◆ Work required ◆
All entries are to be quoted exactly; the images stay out of the copy.

★ ★ ★ ★ ★

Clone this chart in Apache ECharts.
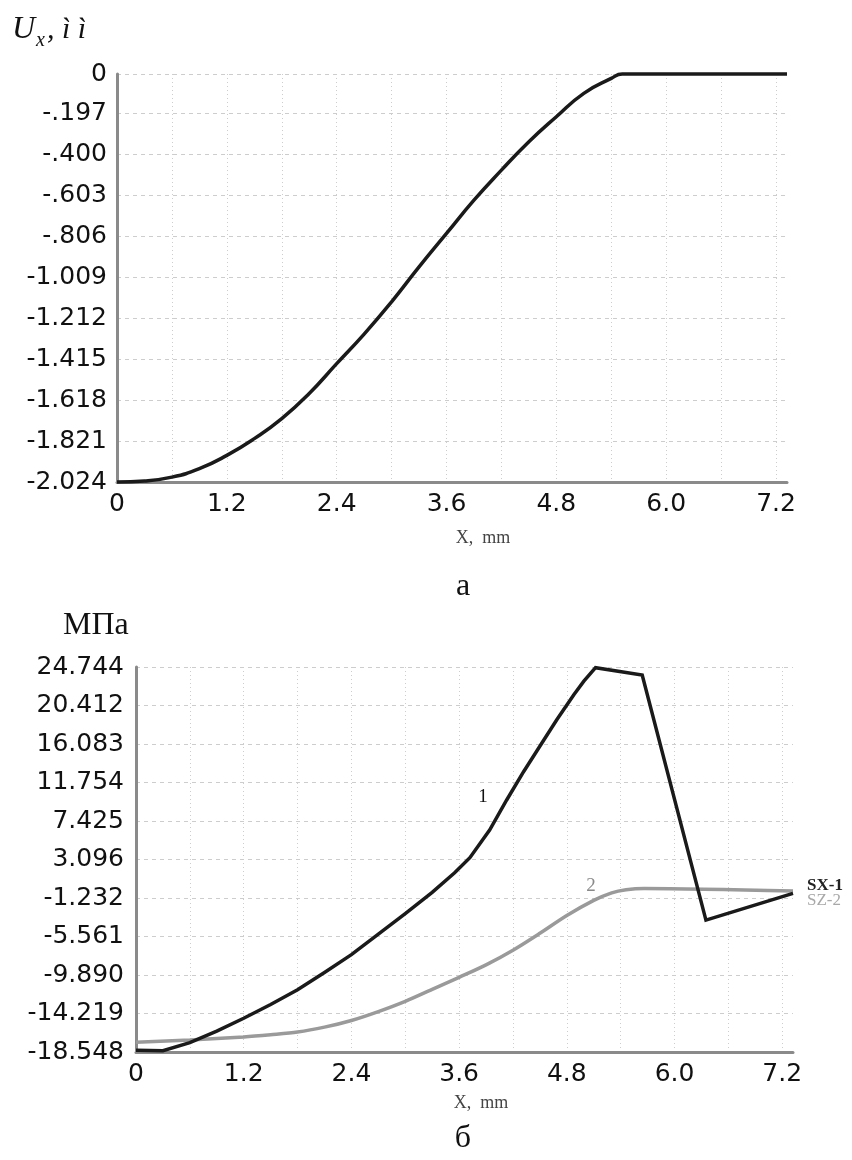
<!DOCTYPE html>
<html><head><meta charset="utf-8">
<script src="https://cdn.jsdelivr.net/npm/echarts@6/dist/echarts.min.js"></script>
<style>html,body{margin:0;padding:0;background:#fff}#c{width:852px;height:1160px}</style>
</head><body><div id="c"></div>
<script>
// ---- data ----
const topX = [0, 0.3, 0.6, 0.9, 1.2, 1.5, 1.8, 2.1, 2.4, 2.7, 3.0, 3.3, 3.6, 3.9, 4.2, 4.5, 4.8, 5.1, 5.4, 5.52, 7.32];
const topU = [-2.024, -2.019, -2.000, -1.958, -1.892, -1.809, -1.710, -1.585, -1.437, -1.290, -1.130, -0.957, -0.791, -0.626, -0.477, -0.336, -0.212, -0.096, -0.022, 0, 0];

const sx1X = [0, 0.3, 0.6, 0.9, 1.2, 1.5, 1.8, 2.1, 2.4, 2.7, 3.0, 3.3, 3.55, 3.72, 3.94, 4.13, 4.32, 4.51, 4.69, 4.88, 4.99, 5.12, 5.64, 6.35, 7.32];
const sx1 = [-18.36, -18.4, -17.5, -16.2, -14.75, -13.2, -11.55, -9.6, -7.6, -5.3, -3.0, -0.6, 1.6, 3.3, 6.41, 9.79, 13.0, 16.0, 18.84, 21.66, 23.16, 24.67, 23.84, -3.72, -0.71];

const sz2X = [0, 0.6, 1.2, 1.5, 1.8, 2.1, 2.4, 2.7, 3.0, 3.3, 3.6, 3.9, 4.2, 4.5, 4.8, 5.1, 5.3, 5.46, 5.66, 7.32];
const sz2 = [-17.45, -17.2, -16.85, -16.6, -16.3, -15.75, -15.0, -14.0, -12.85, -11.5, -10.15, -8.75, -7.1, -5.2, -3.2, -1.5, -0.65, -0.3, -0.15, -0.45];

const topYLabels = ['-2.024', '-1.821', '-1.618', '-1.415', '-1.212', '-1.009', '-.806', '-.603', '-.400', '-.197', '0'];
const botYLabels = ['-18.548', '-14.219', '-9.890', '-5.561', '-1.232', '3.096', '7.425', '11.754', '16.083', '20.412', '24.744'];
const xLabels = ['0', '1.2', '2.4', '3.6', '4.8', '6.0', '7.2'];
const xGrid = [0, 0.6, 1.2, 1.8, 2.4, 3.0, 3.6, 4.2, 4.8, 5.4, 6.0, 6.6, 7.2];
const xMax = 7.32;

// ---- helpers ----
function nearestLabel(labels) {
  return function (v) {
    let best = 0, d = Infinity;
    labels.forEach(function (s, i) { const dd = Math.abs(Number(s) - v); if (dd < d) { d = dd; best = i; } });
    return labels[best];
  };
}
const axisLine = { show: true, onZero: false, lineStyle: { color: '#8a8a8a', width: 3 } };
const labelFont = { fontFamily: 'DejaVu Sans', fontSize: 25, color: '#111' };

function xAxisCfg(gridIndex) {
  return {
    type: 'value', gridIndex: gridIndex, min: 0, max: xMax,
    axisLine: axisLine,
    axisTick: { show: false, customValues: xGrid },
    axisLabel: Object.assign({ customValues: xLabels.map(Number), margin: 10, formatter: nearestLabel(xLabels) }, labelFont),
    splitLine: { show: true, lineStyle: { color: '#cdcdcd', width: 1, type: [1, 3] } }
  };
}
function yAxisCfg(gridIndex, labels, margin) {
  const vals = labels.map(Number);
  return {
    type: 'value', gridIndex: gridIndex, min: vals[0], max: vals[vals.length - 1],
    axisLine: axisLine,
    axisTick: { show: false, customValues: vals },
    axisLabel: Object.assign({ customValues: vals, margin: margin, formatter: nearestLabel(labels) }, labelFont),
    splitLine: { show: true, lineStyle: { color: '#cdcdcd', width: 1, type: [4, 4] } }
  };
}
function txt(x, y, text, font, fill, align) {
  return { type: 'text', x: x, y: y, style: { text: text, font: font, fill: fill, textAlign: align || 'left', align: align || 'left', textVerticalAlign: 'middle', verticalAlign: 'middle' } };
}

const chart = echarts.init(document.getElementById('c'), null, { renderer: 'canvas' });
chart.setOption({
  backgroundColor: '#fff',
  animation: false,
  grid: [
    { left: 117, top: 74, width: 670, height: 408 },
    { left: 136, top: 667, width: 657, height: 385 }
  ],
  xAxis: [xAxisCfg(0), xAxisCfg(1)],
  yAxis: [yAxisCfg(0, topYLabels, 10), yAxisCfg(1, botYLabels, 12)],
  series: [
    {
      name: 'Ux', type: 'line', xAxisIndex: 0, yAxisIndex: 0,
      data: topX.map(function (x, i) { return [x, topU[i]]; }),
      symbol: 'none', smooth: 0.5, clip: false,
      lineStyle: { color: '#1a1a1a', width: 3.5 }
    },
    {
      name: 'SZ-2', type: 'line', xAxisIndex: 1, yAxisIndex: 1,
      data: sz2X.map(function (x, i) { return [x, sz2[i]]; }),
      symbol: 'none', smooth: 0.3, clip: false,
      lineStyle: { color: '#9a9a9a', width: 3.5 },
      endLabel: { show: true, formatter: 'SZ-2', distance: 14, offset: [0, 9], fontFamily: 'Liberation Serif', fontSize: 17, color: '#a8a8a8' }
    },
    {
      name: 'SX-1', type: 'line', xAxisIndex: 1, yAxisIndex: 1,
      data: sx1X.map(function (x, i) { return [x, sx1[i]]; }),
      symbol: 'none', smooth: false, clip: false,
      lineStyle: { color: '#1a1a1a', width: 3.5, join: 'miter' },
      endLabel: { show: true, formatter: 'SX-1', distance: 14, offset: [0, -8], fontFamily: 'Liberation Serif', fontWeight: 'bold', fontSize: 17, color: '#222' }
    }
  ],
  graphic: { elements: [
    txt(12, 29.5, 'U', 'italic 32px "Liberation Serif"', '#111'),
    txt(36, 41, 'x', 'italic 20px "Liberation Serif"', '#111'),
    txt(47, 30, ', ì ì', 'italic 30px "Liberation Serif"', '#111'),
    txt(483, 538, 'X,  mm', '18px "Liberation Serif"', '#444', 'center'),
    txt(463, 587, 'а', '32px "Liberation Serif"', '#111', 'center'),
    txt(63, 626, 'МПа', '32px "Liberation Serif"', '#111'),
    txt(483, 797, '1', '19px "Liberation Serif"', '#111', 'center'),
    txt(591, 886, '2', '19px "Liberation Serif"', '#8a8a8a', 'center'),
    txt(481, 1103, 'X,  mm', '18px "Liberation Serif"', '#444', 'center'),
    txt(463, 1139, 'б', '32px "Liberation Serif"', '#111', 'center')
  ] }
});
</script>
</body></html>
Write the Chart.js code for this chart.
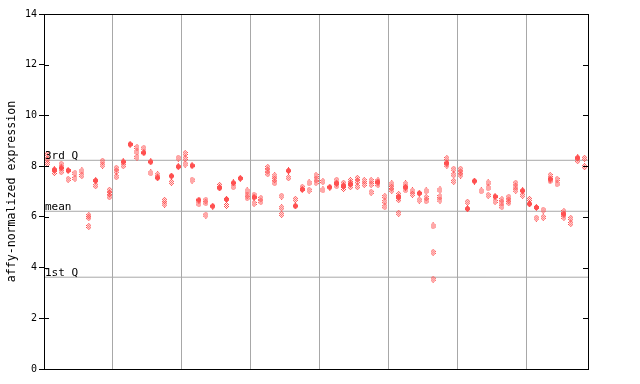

★ ★ ★ ★ ★

◆ Complete response ◆
Clone this chart in Apache ECharts.
<!DOCTYPE html>
<html><head><meta charset="utf-8">
<script src="https://cdn.jsdelivr.net/npm/echarts@6/dist/echarts.min.js"></script>
<style>html,body{margin:0;padding:0;background:#fff}#c{width:852px;height:1160px}</style>
</head><body><div id="c"></div>
<script>
// ---- data ----
const topX = [0, 0.3, 0.6, 0.9, 1.2, 1.5, 1.8, 2.1, 2.4, 2.7, 3.0, 3.3, 3.6, 3.9, 4.2, 4.5, 4.8, 5.1, 5.4, 5.52, 7.32];
const topU = [-2.024, -2.019, -2.000, -1.958, -1.892, -1.809, -1.710, -1.585, -1.437, -1.290, -1.130, -0.957, -0.791, -0.626, -0.477, -0.336, -0.212, -0.096, -0.022, 0, 0];

const sx1X = [0, 0.3, 0.6, 0.9, 1.2, 1.5, 1.8, 2.1, 2.4, 2.7, 3.0, 3.3, 3.55, 3.72, 3.94, 4.13, 4.32, 4.51, 4.69, 4.88, 4.99, 5.12, 5.64, 6.35, 7.32];
const sx1 = [-18.36, -18.4, -17.5, -16.2, -14.75, -13.2, -11.55, -9.6, -7.6, -5.3, -3.0, -0.6, 1.6, 3.3, 6.41, 9.79, 13.0, 16.0, 18.84, 21.66, 23.16, 24.67, 23.84, -3.72, -0.71];

const sz2X = [0, 0.6, 1.2, 1.5, 1.8, 2.1, 2.4, 2.7, 3.0, 3.3, 3.6, 3.9, 4.2, 4.5, 4.8, 5.1, 5.3, 5.46, 5.66, 7.32];
const sz2 = [-17.45, -17.2, -16.85, -16.6, -16.3, -15.75, -15.0, -14.0, -12.85, -11.5, -10.15, -8.75, -7.1, -5.2, -3.2, -1.5, -0.65, -0.3, -0.15, -0.45];

const topYLabels = ['-2.024', '-1.821', '-1.618', '-1.415', '-1.212', '-1.009', '-.806', '-.603', '-.400', '-.197', '0'];
const botYLabels = ['-18.548', '-14.219', '-9.890', '-5.561', '-1.232', '3.096', '7.425', '11.754', '16.083', '20.412', '24.744'];
const xLabels = ['0', '1.2', '2.4', '3.6', '4.8', '6.0', '7.2'];
const xGrid = [0, 0.6, 1.2, 1.8, 2.4, 3.0, 3.6, 4.2, 4.8, 5.4, 6.0, 6.6, 7.2];
const xMax = 7.32;

// ---- helpers ----
function nearestLabel(labels) {
  return function (v) {
    let best = 0, d = Infinity;
    labels.forEach(function (s, i) { const dd = Math.abs(Number(s) - v); if (dd < d) { d = dd; best = i; } });
    return labels[best];
  };
}
const axisLine = { show: true, onZero: false, lineStyle: { color: '#8a8a8a', width: 3 } };
const labelFont = { fontFamily: 'DejaVu Sans', fontSize: 25, color: '#111' };

function xAxisCfg(gridIndex) {
  return {
    type: 'value', gridIndex: gridIndex, min: 0, max: xMax,
    axisLine: axisLine,
    axisTick: { show: false, customValues: xGrid },
    axisLabel: Object.assign({ customValues: xLabels.map(Number), margin: 10, formatter: nearestLabel(xLabels) }, labelFont),
    splitLine: { show: true, lineStyle: { color: '#cdcdcd', width: 1, type: [1, 3] } }
  };
}
function yAxisCfg(gridIndex, labels, margin) {
  const vals = labels.map(Number);
  return {
    type: 'value', gridIndex: gridIndex, min: vals[0], max: vals[vals.length - 1],
    axisLine: axisLine,
    axisTick: { show: false, customValues: vals },
    axisLabel: Object.assign({ customValues: vals, margin: margin, formatter: nearestLabel(labels) }, labelFont),
    splitLine: { show: true, lineStyle: { color: '#cdcdcd', width: 1, type: [4, 4] } }
  };
}
function txt(x, y, text, font, fill, align) {
  return { type: 'text', x: x, y: y, style: { text: text, font: font, fill: fill, textAlign: align || 'left', align: align || 'left', textVerticalAlign: 'middle', verticalAlign: 'middle' } };
}

const chart = echarts.init(document.getElementById('c'), null, { renderer: 'canvas' });
chart.setOption({
  backgroundColor: '#fff',
  animation: false,
  grid: [
    { left: 117, top: 74, width: 670, height: 408 },
    { left: 136, top: 667, width: 657, height: 385 }
  ],
  xAxis: [xAxisCfg(0), xAxisCfg(1)],
  yAxis: [yAxisCfg(0, topYLabels, 10), yAxisCfg(1, botYLabels, 12)],
  series: [
    {
      name: 'Ux', type: 'line', xAxisIndex: 0, yAxisIndex: 0,
      data: topX.map(function (x, i) { return [x, topU[i]]; }),
      symbol: 'none', smooth: 0.5, clip: false,
      lineStyle: { color: '#1a1a1a', width: 3.5 }
    },
    {
      name: 'SZ-2', type: 'line', xAxisIndex: 1, yAxisIndex: 1,
      data: sz2X.map(function (x, i) { return [x, sz2[i]]; }),
      symbol: 'none', smooth: 0.3, clip: false,
      lineStyle: { color: '#9a9a9a', width: 3.5 },
      endLabel: { show: true, formatter: 'SZ-2', distance: 14, offset: [0, 9], fontFamily: 'Liberation Serif', fontSize: 17, color: '#a8a8a8' }
    },
    {
      name: 'SX-1', type: 'line', xAxisIndex: 1, yAxisIndex: 1,
      data: sx1X.map(function (x, i) { return [x, sx1[i]]; }),
      symbol: 'none', smooth: false, clip: false,
      lineStyle: { color: '#1a1a1a', width: 3.5, join: 'miter' },
      endLabel: { show: true, formatter: 'SX-1', distance: 14, offset: [0, -8], fontFamily: 'Liberation Serif', fontWeight: 'bold', fontSize: 17, color: '#222' }
    }
  ],
  graphic: { elements: [
    txt(12, 29.5, 'U', 'italic 32px "Liberation Serif"', '#111'),
    txt(36, 41, 'x', 'italic 20px "Liberation Serif"', '#111'),
    txt(47, 30, ', ì ì', 'italic 30px "Liberation Serif"', '#111'),
    txt(483, 538, 'X,  mm', '18px "Liberation Serif"', '#444', 'center'),
    txt(463, 587, 'а', '32px "Liberation Serif"', '#111', 'center'),
    txt(63, 626, 'МПа', '32px "Liberation Serif"', '#111'),
    txt(483, 797, '1', '19px "Liberation Serif"', '#111', 'center'),
    txt(591, 886, '2', '19px "Liberation Serif"', '#8a8a8a', 'center'),
    txt(481, 1103, 'X,  mm', '18px "Liberation Serif"', '#444', 'center'),
    txt(463, 1139, 'б', '32px "Liberation Serif"', '#111', 'center')
  ] }
});
</script>
</body></html>
Write the Chart.js code for this chart.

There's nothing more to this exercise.